* **What to work on**:
Reproduce the data below in full and exclude every picture.

* * * * *

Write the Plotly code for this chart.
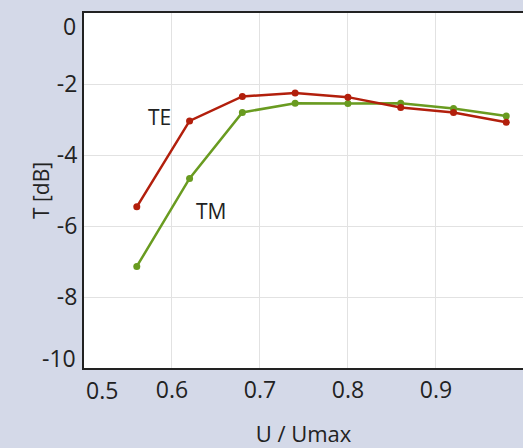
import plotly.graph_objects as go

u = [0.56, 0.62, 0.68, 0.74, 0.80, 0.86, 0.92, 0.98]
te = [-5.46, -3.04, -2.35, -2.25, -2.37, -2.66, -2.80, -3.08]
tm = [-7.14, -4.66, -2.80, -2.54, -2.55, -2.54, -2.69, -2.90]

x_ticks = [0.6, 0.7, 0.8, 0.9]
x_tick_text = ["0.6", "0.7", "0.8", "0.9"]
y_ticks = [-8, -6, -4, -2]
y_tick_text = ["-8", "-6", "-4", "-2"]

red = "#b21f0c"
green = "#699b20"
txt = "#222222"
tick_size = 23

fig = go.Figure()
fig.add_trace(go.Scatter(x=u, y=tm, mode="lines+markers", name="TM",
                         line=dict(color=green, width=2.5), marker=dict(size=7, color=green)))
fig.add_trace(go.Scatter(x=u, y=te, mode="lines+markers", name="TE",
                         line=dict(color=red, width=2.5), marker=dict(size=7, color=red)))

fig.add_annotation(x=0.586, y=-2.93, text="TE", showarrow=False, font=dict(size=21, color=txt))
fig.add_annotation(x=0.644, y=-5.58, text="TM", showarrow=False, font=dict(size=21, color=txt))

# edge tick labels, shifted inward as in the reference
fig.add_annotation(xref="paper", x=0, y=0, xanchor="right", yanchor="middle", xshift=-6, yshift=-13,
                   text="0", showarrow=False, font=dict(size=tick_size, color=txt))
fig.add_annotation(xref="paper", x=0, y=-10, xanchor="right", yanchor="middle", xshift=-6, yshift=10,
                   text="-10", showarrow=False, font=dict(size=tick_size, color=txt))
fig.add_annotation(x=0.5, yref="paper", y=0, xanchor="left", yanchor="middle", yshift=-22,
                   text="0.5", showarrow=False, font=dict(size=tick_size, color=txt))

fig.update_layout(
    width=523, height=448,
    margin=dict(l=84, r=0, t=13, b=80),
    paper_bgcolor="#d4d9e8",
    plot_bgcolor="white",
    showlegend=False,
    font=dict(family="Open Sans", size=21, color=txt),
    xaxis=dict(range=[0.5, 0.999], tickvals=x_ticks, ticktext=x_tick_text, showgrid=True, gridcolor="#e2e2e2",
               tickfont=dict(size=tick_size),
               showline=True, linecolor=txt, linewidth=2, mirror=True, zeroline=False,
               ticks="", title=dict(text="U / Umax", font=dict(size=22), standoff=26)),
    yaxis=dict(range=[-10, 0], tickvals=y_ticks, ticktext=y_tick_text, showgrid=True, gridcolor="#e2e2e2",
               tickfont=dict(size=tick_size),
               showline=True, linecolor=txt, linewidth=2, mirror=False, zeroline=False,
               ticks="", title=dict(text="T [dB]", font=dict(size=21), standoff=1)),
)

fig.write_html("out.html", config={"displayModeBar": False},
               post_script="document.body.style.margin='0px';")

* * * * *

* **Solution to the problem**:
Write the Plotly code for this chart.
import plotly.graph_objects as go

u = [0.56, 0.62, 0.68, 0.74, 0.80, 0.86, 0.92, 0.98]
te = [-5.46, -3.04, -2.35, -2.25, -2.37, -2.66, -2.80, -3.08]
tm = [-7.14, -4.66, -2.80, -2.54, -2.55, -2.54, -2.69, -2.90]

x_ticks = [0.6, 0.7, 0.8, 0.9]
x_tick_text = ["0.6", "0.7", "0.8", "0.9"]
y_ticks = [-8, -6, -4, -2]
y_tick_text = ["-8", "-6", "-4", "-2"]

red = "#b21f0c"
green = "#699b20"
txt = "#222222"
tick_size = 23

fig = go.Figure()
fig.add_trace(go.Scatter(x=u, y=tm, mode="lines+markers", name="TM",
                         line=dict(color=green, width=2.5), marker=dict(size=7, color=green)))
fig.add_trace(go.Scatter(x=u, y=te, mode="lines+markers", name="TE",
                         line=dict(color=red, width=2.5), marker=dict(size=7, color=red)))

fig.add_annotation(x=0.586, y=-2.93, text="TE", showarrow=False, font=dict(size=21, color=txt))
fig.add_annotation(x=0.644, y=-5.58, text="TM", showarrow=False, font=dict(size=21, color=txt))

# edge tick labels, shifted inward as in the reference
fig.add_annotation(xref="paper", x=0, y=0, xanchor="right", yanchor="middle", xshift=-6, yshift=-13,
                   text="0", showarrow=False, font=dict(size=tick_size, color=txt))
fig.add_annotation(xref="paper", x=0, y=-10, xanchor="right", yanchor="middle", xshift=-6, yshift=10,
                   text="-10", showarrow=False, font=dict(size=tick_size, color=txt))
fig.add_annotation(x=0.5, yref="paper", y=0, xanchor="left", yanchor="middle", yshift=-22,
                   text="0.5", showarrow=False, font=dict(size=tick_size, color=txt))

fig.update_layout(
    width=523, height=448,
    margin=dict(l=84, r=0, t=13, b=80),
    paper_bgcolor="#d4d9e8",
    plot_bgcolor="white",
    showlegend=False,
    font=dict(family="Open Sans", size=21, color=txt),
    xaxis=dict(range=[0.5, 0.999], tickvals=x_ticks, ticktext=x_tick_text, showgrid=True, gridcolor="#e2e2e2",
               tickfont=dict(size=tick_size),
               showline=True, linecolor=txt, linewidth=2, mirror=True, zeroline=False,
               ticks="", title=dict(text="U / Umax", font=dict(size=22), standoff=26)),
    yaxis=dict(range=[-10, 0], tickvals=y_ticks, ticktext=y_tick_text, showgrid=True, gridcolor="#e2e2e2",
               tickfont=dict(size=tick_size),
               showline=True, linecolor=txt, linewidth=2, mirror=False, zeroline=False,
               ticks="", title=dict(text="T [dB]", font=dict(size=21), standoff=1)),
)

fig.write_html("out.html", config={"displayModeBar": False},
               post_script="document.body.style.margin='0px';")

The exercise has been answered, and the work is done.